In case you missed it: A couple of months ago, Hebrew University’s Center for Jewish Art launched its new online database, the Bezalel Narkiss Index of Jewish Art. No fee, no log-in— just go to the website, and you have access to over 260,000 images of Jewish art, from antiquity to modernity.

If you’re not salivating yet, you’re not a huge nerd, and shame on you. Just check out just a few of these gems:

This is a contemporary (2007) kiddush cup by an Israeli artist that looks like a chicken. What are you going to do with this? Make kiddush on matzo ball soup? Put on a little puppet show? Who knows! Either way, amazing:

Or, there’s nothing quite like an illuminated manuscript, straddling the line between beautifully surreal and absurd to the point of being silly. And of course, it wasn’t only monks going at it— the Index includes Jewish illuminated manuscripts, and at times they’re just as weird as their Christian counterparts:

WHAT IS THAT THING ON THE TOP? Some sort of centaur with a dragon head for a tail that really likes the music the reverse human top part plays, while an additional face sticks out of the chest? Here. For. It.

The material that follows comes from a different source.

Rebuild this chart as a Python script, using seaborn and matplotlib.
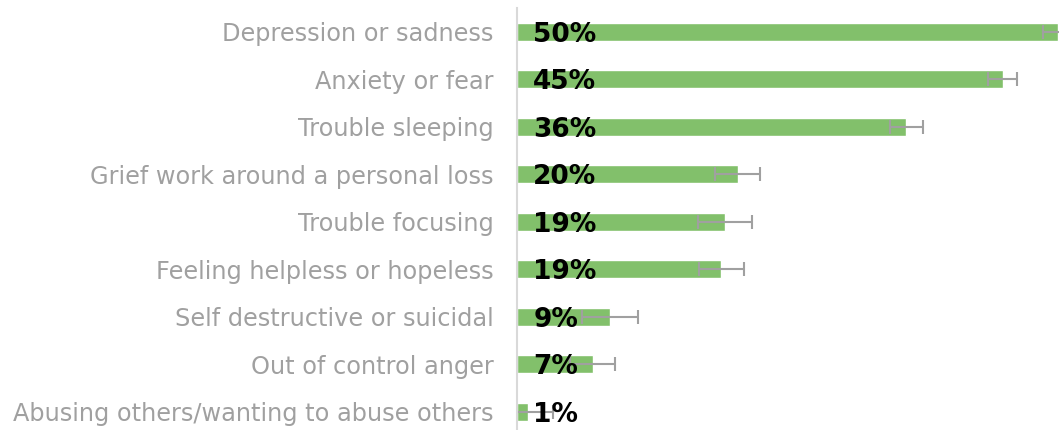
import pandas as pd
import seaborn as sns
import matplotlib.pyplot as plt

categories = [
    "Depression or sadness",
    "Anxiety or fear",
    "Trouble sleeping",
    "Grief work around a personal loss",
    "Trouble focusing",
    "Feeling helpless or hopeless",
    "Self destructive or suicidal",
    "Out of control anger",
    "Abusing others/wanting to abuse others",
]
values = [50.0, 44.9, 36.0, 20.4, 19.2, 18.9, 8.6, 7.0, 1.0]
errors = [1.4, 1.35, 1.5, 2.1, 2.5, 2.1, 2.6, 2.1, 2.3]
labels = ["50%", "45%", "36%", "20%", "19%", "19%", "9%", "7%", "1%"]

df = pd.DataFrame({"category": categories, "value": values, "err": errors})

sns.set_style("white")
plt.rcParams["font.family"] = ["DejaVu Sans"]

fig = plt.figure(figsize=(10.59, 4.30), dpi=100)
ax = fig.add_axes([517 / 1059, 0.0, 542 / 1059, 1 - 8 / 430])

sns.barplot(data=df, x="value", y="category", orient="h", color="#82c06b",
            saturation=1, width=0.38, ax=ax)
ax.errorbar(df["value"], range(len(df)), xerr=df["err"], fmt="none",
            ecolor="#a0a0a0", elinewidth=1.5, capsize=5, capthick=1.5,
            clip_on=True)

# value labels sit at the start of each bar
for i, lab in enumerate(labels):
    ax.text(1.5, i + 0.06, lab, va="center", ha="left", fontsize=19,
            fontweight="bold", color="black")

ax.set_xlim(0, 50.1)
ax.set_ylim(8.384, -0.5)
ax.set_xlabel("")
ax.set_ylabel("")
ax.set_xticks([])
ax.tick_params(axis="y", length=0, pad=17, labelsize=17.3, labelcolor="#a0a0a0")

for side in ["top", "right", "bottom"]:
    ax.spines[side].set_visible(False)
ax.spines["left"].set_color("#d9d9d9")
ax.spines["left"].set_linewidth(1.5)

fig.savefig("out.png", dpi=100)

Not everything is funny, of course; there’s an entire section featuring cemeteries, a different kind of fascinating (this one, for example, is from 18th century Ukraine).

Plus, nearly half of the quarter-million images are related to architecture (“We cannot physically preserve all Jewish buildings everywhere, but we can preserve them visually through documentation and drawings,” said Dr. Vladmir Levin, the Center for Jewish Art’s director, in a statement).

The database does have a search function, but it’s more fun to just lose yourself in a hole, classic Internet-surfing style. There are detailed descriptions of every entry to provide context.

So, choose your poison. Beautiful early twentieth century painting of Jewish life? Medieval interpretations of Biblical stories? Modern sculpture of the very same story (you can compare them!)? More blueprints than you can shake a lulav at?

Work can wait. See you in several hours.